Skip every picture and transcribe the remaining material exactly.

────────────────

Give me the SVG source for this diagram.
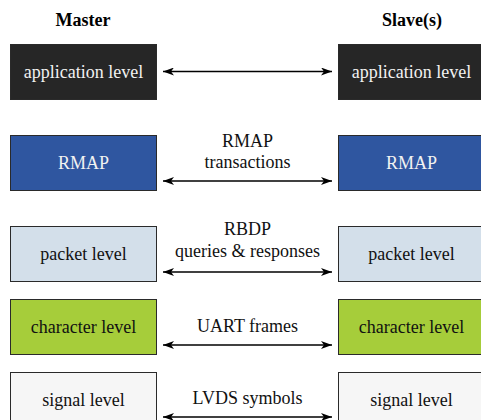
<svg xmlns="http://www.w3.org/2000/svg" width="481" height="420" viewBox="0 0 481 420">
<defs>
<marker id="ah" viewBox="0 0 12 8" refX="11" refY="4" markerWidth="12" markerHeight="8" markerUnits="userSpaceOnUse" orient="auto-start-reverse">
<path d="M0,0 L11,4 L0,8 L3,4 z" fill="#000"/>
</marker>
<style>
.box{stroke:#2a2a2a;stroke-width:1}
text{font-family:'Liberation Serif','DejaVu Serif',serif;font-size:18px;text-anchor:middle}
.h{font-weight:bold;fill:#000}
.w{fill:#f2f2f2}
.d{fill:#111}
.conn line{stroke:#000;stroke-width:1.6;marker-start:url(#ah);marker-end:url(#ah)}
</style>
</defs>
<rect width="481" height="420" fill="#fff"/>
<g font-family="Liberation Serif, serif">
<text class="h" x="83" y="26">Master</text>
<text class="h" x="412" y="26">Slave(s)</text>
<g id="m-app"><rect class="box" x="10.5" y="44.5" width="146" height="55" fill="#262626"/><text class="w" x="83.5" y="77.5">application level</text></g>
<g id="s-app"><rect class="box" x="338.5" y="44.5" width="146" height="55" fill="#262626"/><text class="w" x="411.5" y="77.5">application level</text></g>
<g id="m-rmap"><rect class="box" x="10.5" y="135.5" width="146" height="55" fill="#2f56a0"/><text class="w" x="83.5" y="168.5">RMAP</text></g>
<g id="s-rmap"><rect class="box" x="338.5" y="135.5" width="146" height="55" fill="#2f56a0"/><text class="w" x="411.5" y="168.5">RMAP</text></g>
<g id="m-packet"><rect class="box" x="10.5" y="226.5" width="146" height="55" fill="#d3dfea"/><text class="d" x="83.5" y="259.5">packet level</text></g>
<g id="s-packet"><rect class="box" x="338.5" y="226.5" width="146" height="55" fill="#d3dfea"/><text class="d" x="411.5" y="259.5">packet level</text></g>
<g id="m-char"><rect class="box" x="10.5" y="299.5" width="146" height="55" fill="#a6cd3a"/><text class="d" x="83.5" y="332.5">character level</text></g>
<g id="s-char"><rect class="box" x="338.5" y="299.5" width="146" height="55" fill="#a6cd3a"/><text class="d" x="411.5" y="332.5">character level</text></g>
<g id="m-signal"><rect class="box" x="10.5" y="372.5" width="146" height="55" fill="#f6f6f6"/><text class="d" x="83.5" y="405.5">signal level</text></g>
<g id="s-signal"><rect class="box" x="338.5" y="372.5" width="146" height="55" fill="#f6f6f6"/><text class="d" x="411.5" y="405.5">signal level</text></g>
<g id="connectors" class="conn">
<line x1="163" y1="71.5" x2="332" y2="71.5"/>
<line x1="163" y1="181" x2="332" y2="181"/>
<line x1="163" y1="272" x2="332" y2="272"/>
<line x1="163" y1="345" x2="332" y2="345"/>
<line x1="163" y1="417" x2="332" y2="417"/>
<text class="d" x="247.5" y="146.5">RMAP</text>
<text class="d" x="247.5" y="168">transactions</text>
<text class="d" x="247.5" y="235">RBDP</text>
<text class="d" x="247.5" y="256.5">queries &amp; responses</text>
<text class="d" x="247.5" y="332">UART frames</text>
<text class="d" x="247.5" y="403.5">LVDS symbols</text>
</g>
</g>
</svg>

────────────────

THE RESPONSE
Give me the SVG source for this diagram.
<svg xmlns="http://www.w3.org/2000/svg" width="481" height="420" viewBox="0 0 481 420">
<defs>
<marker id="ah" viewBox="0 0 12 8" refX="11" refY="4" markerWidth="12" markerHeight="8" markerUnits="userSpaceOnUse" orient="auto-start-reverse">
<path d="M0,0 L11,4 L0,8 L3,4 z" fill="#000"/>
</marker>
<style>
.box{stroke:#2a2a2a;stroke-width:1}
text{font-family:'Liberation Serif','DejaVu Serif',serif;font-size:18px;text-anchor:middle}
.h{font-weight:bold;fill:#000}
.w{fill:#f2f2f2}
.d{fill:#111}
.conn line{stroke:#000;stroke-width:1.6;marker-start:url(#ah);marker-end:url(#ah)}
</style>
</defs>
<rect width="481" height="420" fill="#fff"/>
<g font-family="Liberation Serif, serif">
<text class="h" x="83" y="26">Master</text>
<text class="h" x="412" y="26">Slave(s)</text>
<g id="m-app"><rect class="box" x="10.5" y="44.5" width="146" height="55" fill="#262626"/><text class="w" x="83.5" y="77.5">application level</text></g>
<g id="s-app"><rect class="box" x="338.5" y="44.5" width="146" height="55" fill="#262626"/><text class="w" x="411.5" y="77.5">application level</text></g>
<g id="m-rmap"><rect class="box" x="10.5" y="135.5" width="146" height="55" fill="#2f56a0"/><text class="w" x="83.5" y="168.5">RMAP</text></g>
<g id="s-rmap"><rect class="box" x="338.5" y="135.5" width="146" height="55" fill="#2f56a0"/><text class="w" x="411.5" y="168.5">RMAP</text></g>
<g id="m-packet"><rect class="box" x="10.5" y="226.5" width="146" height="55" fill="#d3dfea"/><text class="d" x="83.5" y="259.5">packet level</text></g>
<g id="s-packet"><rect class="box" x="338.5" y="226.5" width="146" height="55" fill="#d3dfea"/><text class="d" x="411.5" y="259.5">packet level</text></g>
<g id="m-char"><rect class="box" x="10.5" y="299.5" width="146" height="55" fill="#a6cd3a"/><text class="d" x="83.5" y="332.5">character level</text></g>
<g id="s-char"><rect class="box" x="338.5" y="299.5" width="146" height="55" fill="#a6cd3a"/><text class="d" x="411.5" y="332.5">character level</text></g>
<g id="m-signal"><rect class="box" x="10.5" y="372.5" width="146" height="55" fill="#f6f6f6"/><text class="d" x="83.5" y="405.5">signal level</text></g>
<g id="s-signal"><rect class="box" x="338.5" y="372.5" width="146" height="55" fill="#f6f6f6"/><text class="d" x="411.5" y="405.5">signal level</text></g>
<g id="connectors" class="conn">
<line x1="163" y1="71.5" x2="332" y2="71.5"/>
<line x1="163" y1="181" x2="332" y2="181"/>
<line x1="163" y1="272" x2="332" y2="272"/>
<line x1="163" y1="345" x2="332" y2="345"/>
<line x1="163" y1="417" x2="332" y2="417"/>
<text class="d" x="247.5" y="146.5">RMAP</text>
<text class="d" x="247.5" y="168">transactions</text>
<text class="d" x="247.5" y="235">RBDP</text>
<text class="d" x="247.5" y="256.5">queries &amp; responses</text>
<text class="d" x="247.5" y="332">UART frames</text>
<text class="d" x="247.5" y="403.5">LVDS symbols</text>
</g>
</g>
</svg>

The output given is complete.